Turkey (MNN) — The world watched as an element of the Turkish Army staged a coup in an attempt to remove President Erdogan from power.  Turkey is a member of NATO and a key ally with the United States, and has been known for its moderate and secular stance as a 98-percent Muslim country.

(Map courtesy International Needs)

(Map courtesy of International Needs)

International Needs’ Rody Rodeheaver explains one reason why the military decided to rise up.  “For many months, and probably years, they [the military] have been watching some of the freedoms being slowly dismantled, that were guaranteed by the constitution.  Being the protector of the constitution and the secularism of the country, they felt they needed to act.”

Plus, there’s a belief that Erdogan really wants to establish a caliphate, with himself as head.  To that end, “Erdogan has slowly been removing people in the press, judges, even people in high ranking military positions, taking them out for various reasons so he could empower himself.”

Citizens and soldiers loyal to the government resisted the attempt, and in the wake of its failure, Erdogan vowed punishment and the sweeping arrests began. First, it was military. Now, the purge has widened to the education sector.

Up until now, the constitution guaranteed a diversity of religion.  However, as it loses authority, so goes freedom of religion.  Believers are watching the arrests with growing alarm, says Rodeheaver. “You’re going to see more pressure coming on religious groups. They will be questioned more about that. The other thing you are going to see is that people who have been nervous about Christianity coming into Turkey and being there will be emboldened.”

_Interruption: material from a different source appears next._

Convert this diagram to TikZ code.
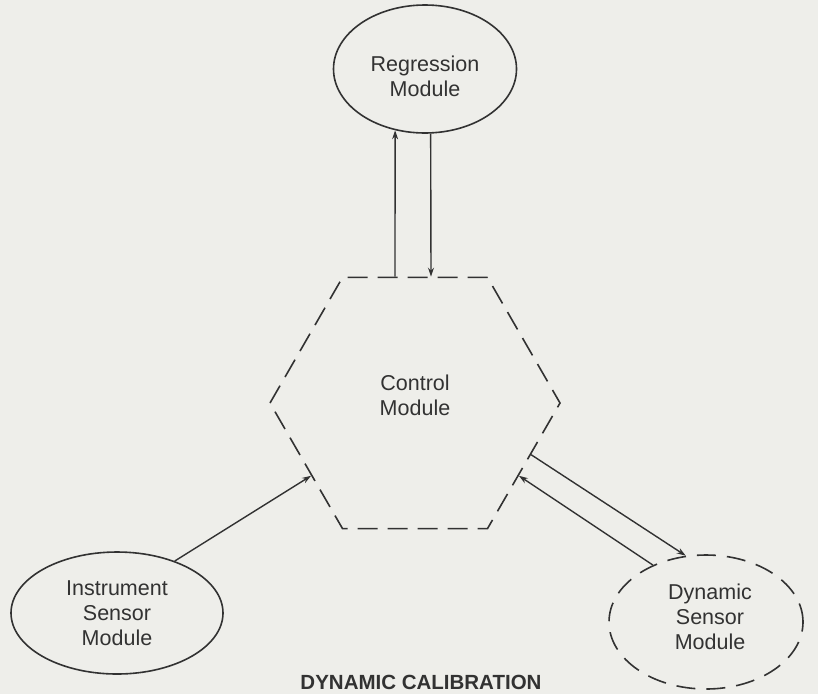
\documentclass[tikz,border=0pt]{standalone}
\usepackage{fontspec}
\setmainfont{Liberation Sans}
\usetikzlibrary{shapes.geometric,arrows.meta}
\definecolor{bg}{RGB}{238,238,234}
\definecolor{ink}{RGB}{50,50,50}
\tikzset{
  lbl/.style={font=\fontsize{21.5}{25}\selectfont, text=ink, align=center},
  solidell/.style={ellipse, draw=ink, line width=1.6pt, inner sep=0pt},
  dashell/.style={ellipse, draw=ink, line width=1.6pt, inner sep=0pt, dash pattern=on 19pt off 11pt},
  hexbox/.style={regular polygon, regular polygon sides=6, draw=ink, line width=1.6pt, inner sep=0pt, minimum size=290pt, dash pattern=on 20pt off 10pt},
  arr/.style={draw=ink, line width=1.4pt, -{Stealth[length=9pt,width=6pt]}}
}
\begin{document}
\begin{tikzpicture}[x=1pt,y=-1pt]
\fill[bg] (0,0) rectangle (818,694);
\useasboundingbox (0,0) rectangle (818,694);
\node[solidell, minimum width=183pt, minimum height=128pt,
  label={[lbl, yshift=-7pt]center:Regression\\Module}] (reg) at (425,69) {};
\node[hexbox, label={[lbl, yshift=8pt]center:Control\\Module}] (hex) at (415,403) {};
\node[solidell, minimum width=212pt, minimum height=122pt,
  label={[lbl]center:Instrument\\Sensor\\Module}] (ins) at (117,613) {};
\node[dashell, minimum width=194pt, minimum height=134pt,
  label={[lbl, yshift=5pt, xshift=4pt]center:Dynamic\\Sensor\\Module}] (dyn) at (706,622) {};
\node[font=\fontsize{20.5}{24}\selectfont\bfseries, text=ink] (title) at (421,682) {DYNAMIC CALIBRATION};
\draw[arr] (hex.north -| 395,0) -- (reg.-116);
\draw[arr] (reg.-85) -- (hex.north -| 431,0);
\draw[arr] (ins.42) -- (hex.215);
\draw[arr] (hex.-24) -- (dyn.107);
\draw[arr] (dyn.133) -- (hex.-35);
\end{tikzpicture}
\end{document}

(Photo courtesy of Spyros Papaspyropoulos via Flickr)

(Photo courtesy of Spyros Papaspyropoulos via Flickr)

For context: At the time of the attempted coup, the International Needs ministry team was wrapping up their annual summer camp with 40 energetic teenagers in a rural location an hour outside of Istanbul. The group remained safe, all the while keeping an eye on the current events and discussing the importance of knowing Christ and growing in that relationship.  The teens all returned home safely, under the cover of prayer.

However, Rodeheaver adds that “Christians were somewhat second-class citizens, and often, they were persecuted through very subtle ways, like not being able to get jobs.”

As the situation continues to unfold, they’re expecting the conditions to worsen.   The events of the last few days will create a need to evaluate their ministry strategy going forward based on the situation on the ground.

Pray for the staff to have inspired wisdom, increased courage, and distinct direction from God. “It’s going to behoove the Christian community to work very cautiously and to continue to serve Christ, as they always have, but to be as wise as serpents and gentle as doves.”